С самого того дня, как Юрий Любимов привел из "Щуки" в стены старого Театра драмы и комедии на Таганке свой актерский курс и водрузил на его стене портреты Брехта, Мейерхольда и Вахтангова, присовокупив к ним Станиславского, с самого того дня в Москве появился остров свободы. Это потом можно будет говорить, что свобода была относительной, отмеренной ровно настолько, насколько позволили власти. Но кто знал границы этой свободы в стране тотальных запретов, прежде чем Любимов не стал проверять их своими боевыми вылазками? "Шагают бараны в ряд, бьют барабаны, кожу на них дают сами бараны", - пели его молодые артисты в "Добром человеке из Сезуана". Когда впервые этот брехтовский зонг прозвучал в стенах Щукинского училища, зал стал скандировать и требовать повторения. Все были уверены, что после этого училище закроют.
Собственно, Любимов осуществлял на Таганке самую необходимую миссию эпохи: рассказывал об одиноком противостоянии человека режиму. Так просто и так ясно это предстает теперь, когда вспоминаешь трагически и звонко дрожащий голос Славиной, игравшей доброго человека из Сезуана, Гамлета - Высоцкого, читавшего стихотворение Пастернака: "Я один, все тонет в фарисействе" так, что хотелось выть от безнадежной тоски. Печального и одинокого Дальвина Щербакова-Мастера и его отчаянную подругу Маргариту-Нину Шацкую, роскошную красавицу, летящую на качелях прямо над головами у зрителей. И Маяковский - хоть их было пятеро в спектакле "Послушайте!", и Пушкин в таком же количестве в спектакле "Товарищ, верь...", и Хлопуша в есенинском "Пугачеве", и Галилей - все они учили мужеству самостояния. Того самого самостояния, которое, по словам поэта, есть залог величия человека.
В спектакле "А зори здесь тихие" на грузовике, который навсегда увозил девушек к месту их последнего боя, вместо номера стояло: "ИХ 16-06". Их, безликого большинства, в спектаклях Любимова всегда больше, как и в самой жизни. В сущности, что бы он ни ставил - поэтические спектакли, ревю на темы отечественной истории, классику - он сочинял истории о художнике и власти, об их вечном противостоянии и вечном драматизме этих отношений.
Когда-то Анатолий Эфрос, хитроумной и циничной властью поставленный на место изгнанного из страны Любимова, снял фильм по роману Булгакова "Жизнь господина де Мольера". Роль Мольера сыграл в нем Любимов. Простое желание жить, сохранить театр, дать людям работу, да и собственные иллюзии и страхи заставляли его входить в сделки с Властью, но в главном он оставался верен себе и своей художественной свободе.

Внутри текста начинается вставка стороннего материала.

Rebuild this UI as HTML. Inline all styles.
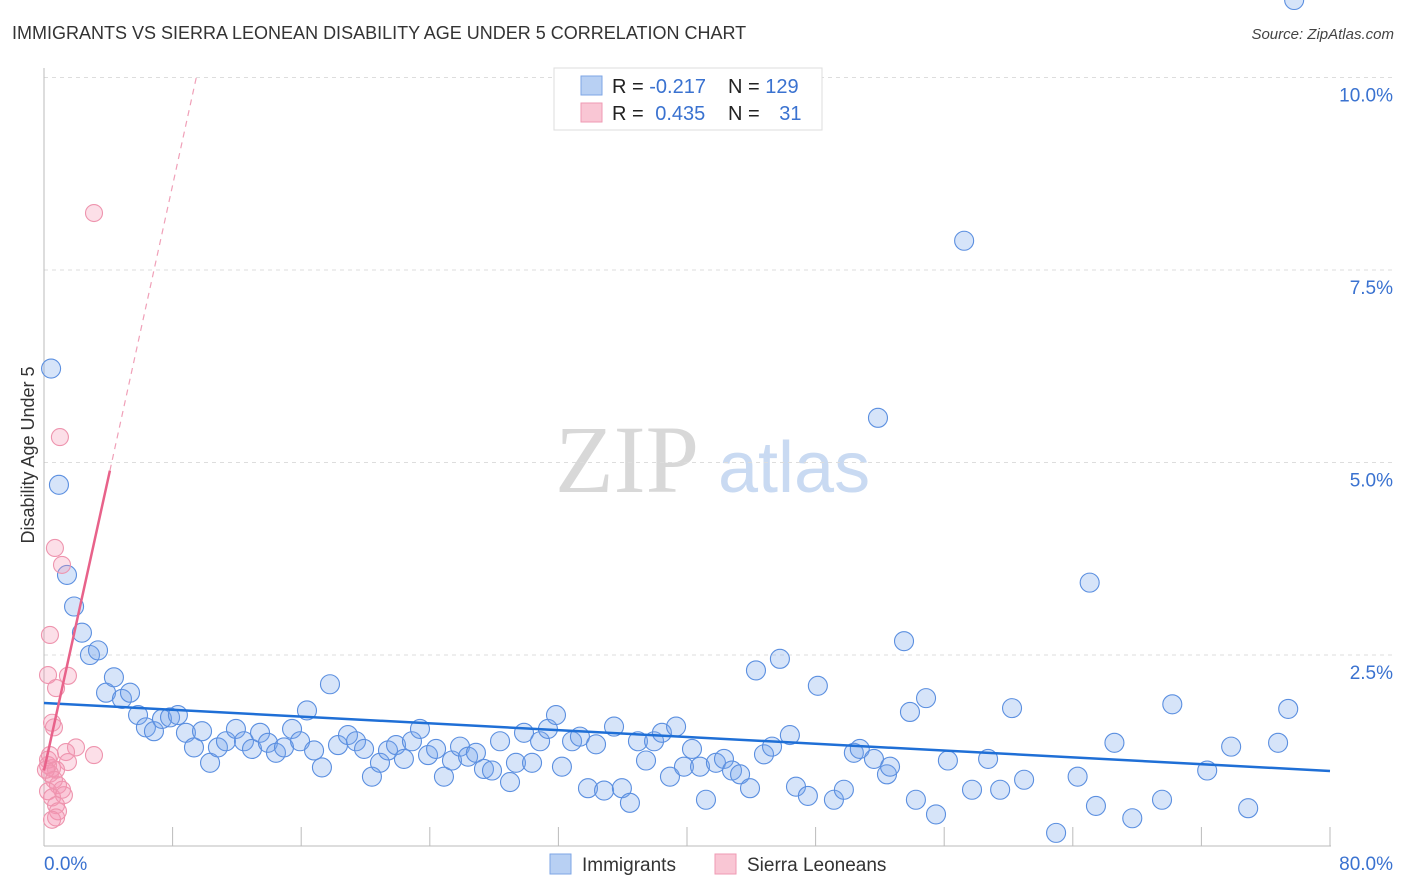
<!DOCTYPE html>
<html><head><meta charset="utf-8"><style>
body{margin:0;background:#fff;font-family:"Liberation Sans",sans-serif;}
svg{display:block}
</style></head><body>
<svg id="chart" width="1406" height="892" viewBox="0 0 1406 892" xmlns="http://www.w3.org/2000/svg">
<text x="12" y="39" font-size="18" fill="#333">IMMIGRANTS VS SIERRA LEONEAN DISABILITY AGE UNDER 5 CORRELATION CHART</text>
<text x="1394" y="39" font-size="15" fill="#444" font-style="italic" text-anchor="end">Source: ZipAtlas.com</text>
<g>
<text x="555" y="492" font-size="96" fill="#d8d8d8" font-family="Liberation Serif,serif">ZIP</text>
<text x="718" y="492" font-size="72" fill="#c9daf2">atlas</text>
</g>
<g id="grid"></g>
<g id="axes"></g>
<text transform="translate(34,455) rotate(-90)" font-size="18" fill="#333" text-anchor="middle">Disability Age Under 5</text>
<g id="pts"></g>
<g id="trend"></g>
<g>
<rect x="554" y="68" width="268" height="62" fill="#fff" stroke="#ddd"/>
<rect x="581" y="76" width="21" height="19" fill="#b8d0f3" stroke="#7ea6e6"/>
<rect x="581" y="103" width="21" height="19" fill="#f9c6d4" stroke="#ef9ab3"/>
<text x="612" y="93" font-size="20" fill="#222">R = <tspan fill="#3a72d0">-0.217</tspan></text>
<text x="728" y="93" font-size="20" fill="#222">N = <tspan fill="#3a72d0">129</tspan></text>
<text x="612" y="120" font-size="20" fill="#222">R = <tspan fill="#3a72d0" dx="6">0.435</tspan></text>
<text x="728" y="120" font-size="20" fill="#222">N = <tspan fill="#3a72d0" dx="14">31</tspan></text>
</g>
<g>
<rect x="550" y="854" width="21" height="20" fill="#b8d0f3" stroke="#7ea6e6"/>
<text x="582" y="871" font-size="19" fill="#333">Immigrants</text>
<rect x="715" y="854" width="21" height="20" fill="#f9c6d4" stroke="#ef9ab3"/>
<text x="747" y="871" font-size="19" fill="#333">Sierra Leoneans</text>
</g>
</svg>
<script>
const yTicks=[2.5,5,7.5,10];
const yTickLabels=["2.5%","5.0%","7.5%","10.0%"];
const xTicks=[8,16,24,32,40,48,56,64,72,80];
const xEndLabels=["0.0%","80.0%"];
const immX=[0.44,0.93,1.43,1.87,2.36,2.86,3.36,3.86,4.35,4.85,5.35,5.85,6.34,6.84,7.34,7.84,8.33,8.83,9.33,9.83,10.33,10.82,11.32,11.94,12.44,12.94,13.44,13.93,14.43,14.93,15.43,15.93,16.36,16.80,17.29,17.79,18.29,18.91,19.41,19.91,20.40,20.90,21.40,21.90,22.39,22.89,23.39,23.89,24.39,24.88,25.38,25.88,26.38,26.87,27.37,27.87,28.37,28.99,29.36,29.86,30.36,30.86,31.35,31.85,32.22,32.85,33.34,33.84,34.34,34.84,35.46,35.95,36.45,36.95,37.45,37.95,38.44,38.94,39.32,39.81,40.31,40.81,41.18,41.80,42.30,42.80,43.30,43.92,44.29,44.79,45.29,45.78,46.40,46.78,47.52,48.14,49.14,49.76,50.38,50.75,51.63,51.88,52.44,52.63,53.50,53.87,54.24,54.87,55.49,56.23,57.24,57.73,58.73,59.48,60.22,60.97,62.96,64.30,65.05,65.44,66.59,67.70,69.55,70.19,72.36,73.85,74.91,76.77,77.40,77.77];
const immY=[6.22,4.71,3.54,3.13,2.79,2.50,2.56,2.01,2.21,1.93,2.01,1.72,1.56,1.51,1.67,1.69,1.72,1.49,1.30,1.51,1.10,1.30,1.38,1.54,1.38,1.28,1.49,1.36,1.23,1.30,1.54,1.38,1.78,1.26,1.04,2.12,1.33,1.46,1.38,1.28,0.92,1.10,1.26,1.33,1.15,1.38,1.54,1.20,1.28,0.92,1.13,1.31,1.18,1.23,1.02,1.00,1.38,0.85,1.10,1.49,1.10,1.38,1.54,1.72,1.05,1.38,1.44,0.77,1.34,0.74,1.57,0.77,0.58,1.38,1.13,1.38,1.49,0.92,1.57,1.05,1.28,1.05,0.62,1.10,1.15,1.00,0.95,0.77,2.30,1.21,1.31,2.45,1.46,0.79,0.67,2.10,0.62,0.75,1.23,1.28,1.15,5.58,0.95,1.05,2.68,1.76,0.62,1.94,0.43,1.13,7.88,0.75,1.15,0.75,1.81,0.88,0.19,0.92,3.44,0.54,1.36,0.38,0.62,1.86,1.00,1.31,0.51,1.36,1.80];
const sieX=[3.11,0.99,0.68,1.12,0.37,0.25,1.49,0.75,0.50,0.62,1.99,1.37,3.11,1.49,0.25,0.50,0.75,0.37,0.62,0.87,0.25,1.12,0.50,1.24,0.75,0.87,0.75,0.50,0.25,0.12,0.37];
const sieY=[8.24,5.33,3.89,3.67,2.76,2.24,2.23,2.07,1.62,1.56,1.30,1.24,1.20,1.11,1.07,1.03,1.01,0.96,0.88,0.81,0.73,0.75,0.65,0.68,0.55,0.47,0.39,0.36,1.14,1.01,1.20];
const immTrend=[1.877,0.994];
const sieTrend=[1.0,0.95];
const NS="http://www.w3.org/2000/svg";
const X0=44,X1=1330,Y0=847.5,YS=77;
function xs(v){return X0+v/80*(X1-X0);}
function ys(v){return Y0-v*YS;}
function mk(tag,attrs,parent){const e=document.createElementNS(NS,tag);for(const k in attrs)e.setAttribute(k,attrs[k]);parent.appendChild(e);return e;}
const grid=document.getElementById('grid'),axes=document.getElementById('axes'),pts=document.getElementById('pts'),trend=document.getElementById('trend');
yTicks.forEach((t,i)=>{
 const l=mk('line',{x1:X0,x2:1394,y1:ys(t),y2:ys(t),stroke:'#ddd','stroke-dasharray':'4,4'},grid);
 
 
 const tx=mk('text',{x:1393,y:ys(t)+24,'font-size':19,fill:'#3a72d0','text-anchor':'end'},axes);
 tx.textContent=yTickLabels[i];
 
 
});
let a=mk('line',{x1:X0,x2:X0,y1:68,y2:846,stroke:'#bbb'},axes);


a=mk('line',{x1:X0,x2:X1+1,y1:846,y2:846,stroke:'#bbb'},axes);


xTicks.forEach(t=>{
 const l=mk('line',{x1:xs(t),x2:xs(t),y1:827,y2:846,stroke:'#bbb'},axes);
 
 
});
let t0=mk('text',{x:X0,y:870,'font-size':19,fill:'#3a72d0'},axes);t0.textContent=xEndLabels[0];


let t1=mk('text',{x:1393,y:870,'font-size':19,fill:'#3a72d0','text-anchor':'end'},axes);t1.textContent=xEndLabels[1];


immX.forEach((v,i)=>{
 const c=mk('circle',{cx:xs(v),cy:ys(immY[i]),r:9.5,fill:'rgba(120,165,235,0.3)',stroke:'#5b8fe0','stroke-width':1.1},pts);
 
 
});
sieX.forEach((v,i)=>{
 const c=mk('circle',{cx:xs(v),cy:ys(sieY[i]),r:8.5,fill:'rgba(245,150,180,0.3)',stroke:'#ee94ae','stroke-width':1.1},pts);
 
 
});
let tl=mk('line',{x1:xs(0),y1:ys(immTrend[0]),x2:xs(80),y2:ys(immTrend[1]),stroke:'#1f6fd6','stroke-width':2.5},trend);


const sx1=4.1,sx2=(10-sieTrend[0])/sieTrend[1];
tl=mk('line',{x1:xs(0),y1:ys(sieTrend[0]),x2:xs(sx1),y2:ys(sieTrend[0]+sieTrend[1]*sx1),stroke:'#e8628a','stroke-width':2.5},trend);


tl=mk('line',{x1:xs(sx1),y1:ys(sieTrend[0]+sieTrend[1]*sx1),x2:xs(sx2),y2:ys(10),stroke:'#f0a0b8','stroke-width':1.2,'stroke-dasharray':'6,5'},trend);


</script>
</body></html>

Собственно, Любимову ничего не нужно было изобретать. Его театральное мышление устроено поэтическим образом. Не описывать реальность, но создавать ее - таков был принцип избранного им театра. "Правдоподобие все еще полагается главным условием и основанием драматического искусства. Что если докажут, что оно именно исключает правдоподобие?" - этими словами Пушкина он отвечал на все нападки и обвинения в гиперусловности своего театра. В самом деле, о каком правдоподобии могла идти речь для жителя кафкианской страны, страны абсурда, в которой Любимов создавал свою хулиганскую Таганку? Потому Муза Любимова становилась с каждым годом все трагичнее. Поэт в его театре всегда умирал, его всегда убивали. Хлопуша-Высоцкий кричал надсадным голосом Есенина, это Есенина, а не Пугачева убивали в его спектакле, и это по нему проливали слезы его зрители. Как потом проливали слезы по Пушкину и Маяковскому, Когану и Багрицкому, Ахматовой и Пастернаку.
В прошлом сезоне Любимов поставил спектакль "До и после" - реквием по убиенному Серебряному веку. Завтра, в день 40-летия созданного им театра, он вновь расскажет историю противостояния поэта и власти, личности и безличия. Это будет спектакль о тех, кто входил в объединение реального искусства (знаменитое ОБЭРИУ), тех, кто осуществил в 30-е годы последний открытый побег из системы тотального контроля над языком и мыслью и расплатился за это жизнью. Любимов вновь будет оплакивать поэтов и воспевать их беззаконность и свободу.